Currently, Maeve is working as a freelance videographer & photographer & prop stylist. She has worked with numerous groups such as: Temporary Resurfacing, Doc My Art, Milwaukee Film, Milwaukee Institute of Art & Design, Lynden Sculpture Garden, Mary L. Nohl Fund, Milwaukee Art Museum, Museum of Wisconsin Art, and Tyllie Barbosa Productions.

"As an artist working largely in photography, video, and sculpture, my process as soon as I begin to watch what is happening around me. Observing how people’s eyes change when you ask them a question, the moments people pause when something catches their attention, and the ease in movement of people’s repetitious actions. These are the things that draw me in to an image because they are the moments in between. The capturing of everyday actions can connect cultures together, but at the same time highlight our differences. Like, a woman hanging her laundry out to dry in the wind. A chore often overlooked, but I considered to be the dreamiest of domestic chores that we all have experienced. My recent work focuses on artist as traveler, tending the landscape, the labor of care, and my personal relationship to swimming.

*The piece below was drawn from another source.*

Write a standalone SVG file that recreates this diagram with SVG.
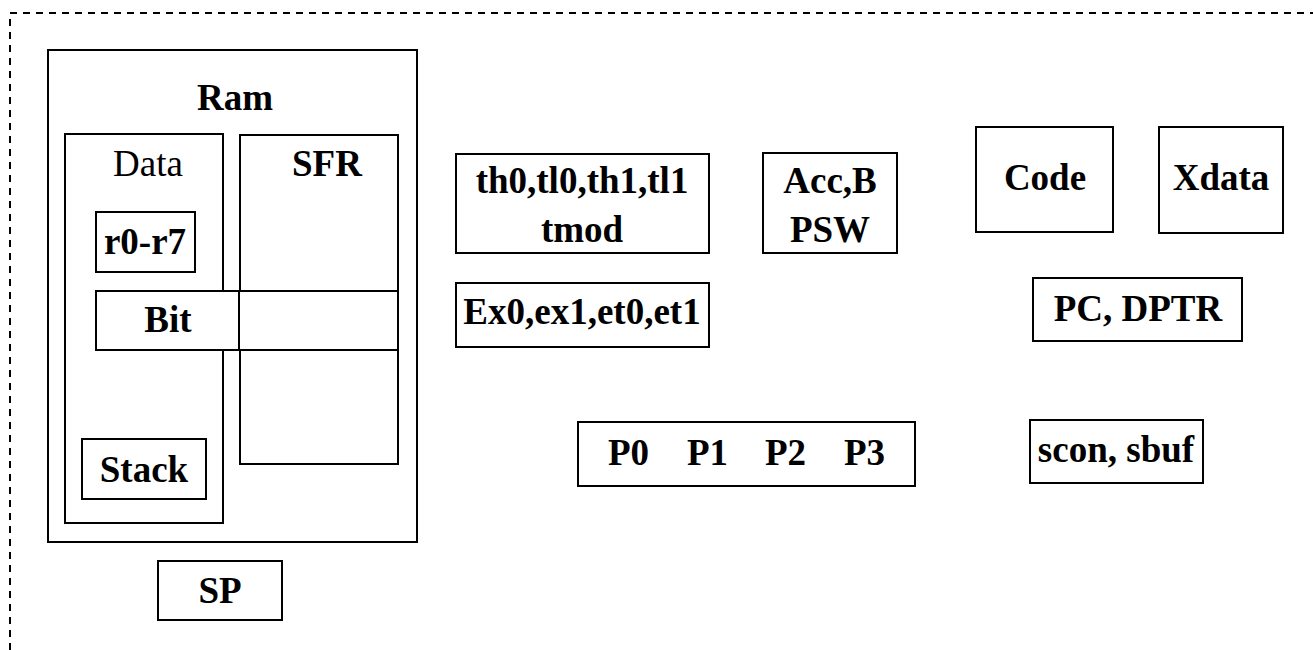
<svg xmlns="http://www.w3.org/2000/svg" width="1313" height="650" viewBox="0 0 1313 650">
  <style>
    .box { fill: none; stroke: #000; stroke-width: 2; }
    .frame { fill: none; stroke: #000; stroke-width: 2; stroke-dasharray: 7 6; }
    .t { font-family: "Liberation Serif", "Times New Roman", serif; font-size: 37px; font-weight: bold; fill: #000; text-anchor: middle; }
    .reg { font-weight: normal; }
    .s { text-anchor: start; }
  </style>
  <rect width="1313" height="650" fill="#fff"/>

  <!-- outer dashed boundary -->
  <path class="frame" d="M10,650 V13 H1313"/>

  <!-- internal RAM -->
  <g id="ram">
    <rect class="box" x="48" y="50" width="369" height="492"/>
    <text class="t" x="235" y="110">Ram</text>
  </g>
  <g id="data">
    <rect class="box" x="65" y="134" width="158" height="389"/>
    <text class="t reg" x="148" y="176">Data</text>
  </g>
  <g id="sfr">
    <rect class="box" x="240" y="135" width="158" height="329"/>
    <text class="t" x="327" y="176">SFR</text>
  </g>
  <g id="r0r7">
    <rect class="box" x="96" y="212" width="99" height="60"/>
    <text class="t" x="145" y="254">r0-r7</text>
  </g>
  <g id="bit">
    <rect class="box" x="96" y="291" width="302" height="59" fill="#fff" style="fill:#fff"/>
    <line class="box" x1="239" y1="291" x2="239" y2="350"/>
    <text class="t" x="168" y="332">Bit</text>
  </g>
  <g id="stack">
    <rect class="box" x="82" y="439" width="124" height="60"/>
    <text class="t" x="144" y="482">Stack</text>
  </g>
  <g id="sp">
    <rect class="box" x="158" y="561" width="124" height="59"/>
    <text class="t" x="220" y="603">SP</text>
  </g>

  <!-- timer / interrupt / core registers -->
  <g id="timers">
    <rect class="box" x="456" y="154" width="253" height="99"/>
    <text class="t" x="582" y="193">th0,tl0,th1,tl1</text>
    <text class="t" x="582" y="242">tmod</text>
  </g>
  <g id="acc">
    <rect class="box" x="763" y="153" width="134" height="100"/>
    <text class="t" x="830" y="193">Acc,B</text>
    <text class="t" x="830" y="242">PSW</text>
  </g>
  <g id="ie">
    <rect class="box" x="456" y="283" width="253" height="64"/>
    <text class="t" x="582" y="324">Ex0,ex1,et0,et1</text>
  </g>
  <g id="ports">
    <rect class="box" x="578" y="422" width="337" height="64"/>
    <text class="t s" y="465"><tspan x="608">P0</tspan><tspan x="687">P1</tspan><tspan x="765">P2</tspan><tspan x="844">P3</tspan></text>
  </g>

  <!-- external memories and pointers -->
  <g id="code">
    <rect class="box" x="976" y="127" width="137" height="105"/>
    <text class="t" x="1045" y="190">Code</text>
  </g>
  <g id="xdata">
    <rect class="box" x="1159" y="127" width="124" height="106"/>
    <text class="t" x="1221" y="190">Xdata</text>
  </g>
  <g id="pc">
    <rect class="box" x="1033" y="278" width="209" height="63"/>
    <text class="t" x="1138" y="321">PC, DPTR</text>
  </g>
  <g id="serial">
    <rect class="box" x="1030" y="420" width="173" height="63"/>
    <text class="t" x="1116" y="462">scon, sbuf</text>
  </g>

  <g id="connectors"/>
</svg>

The photographic portraits series, When The Bee Leaves The Hive, reveal individuals who take care of the land in subtle, gentle ways. I intentionally used a variety of cameras, both film and digital, to force myself to capture within the moment and not overthink. When I am familiar with the camera I focus on its mechanics and lose the spontaneity of the image. I change between cameras in order to throw myself off kilter and undermined my own craftsmanship to force myself to trust my intuition.

The different levels of perspective in the landscapes are what string together a narrative – whether that is looking up, down, or through your eyes are following how I see all the images working together. I am looking for moments and movement to document, and through that I find these moments where the landscape distorts our view or even its own self.

Each image shows the genuine relationship between subject and photographer through the subject’s gaze and ease. When capturing people I often ask my subjects questions to begin a conversation in hope to finding those moments of hand gestures and mid-sentence expressions. To me these type of moments depict the in-between movements that reveal who the person is beyond the traditional pose.

The meaning of an image is never fixed. It changes as history changes. It changes based on who the viewer is and their individual personal experiences. Our connection to images of the past reveals the intergenerational connection that will continue into the future. In hopes that we examine our past to shed light on the future―to travel with time. These are all broad concepts, but the broadness allows me to swim in my thoughts for however long I need to."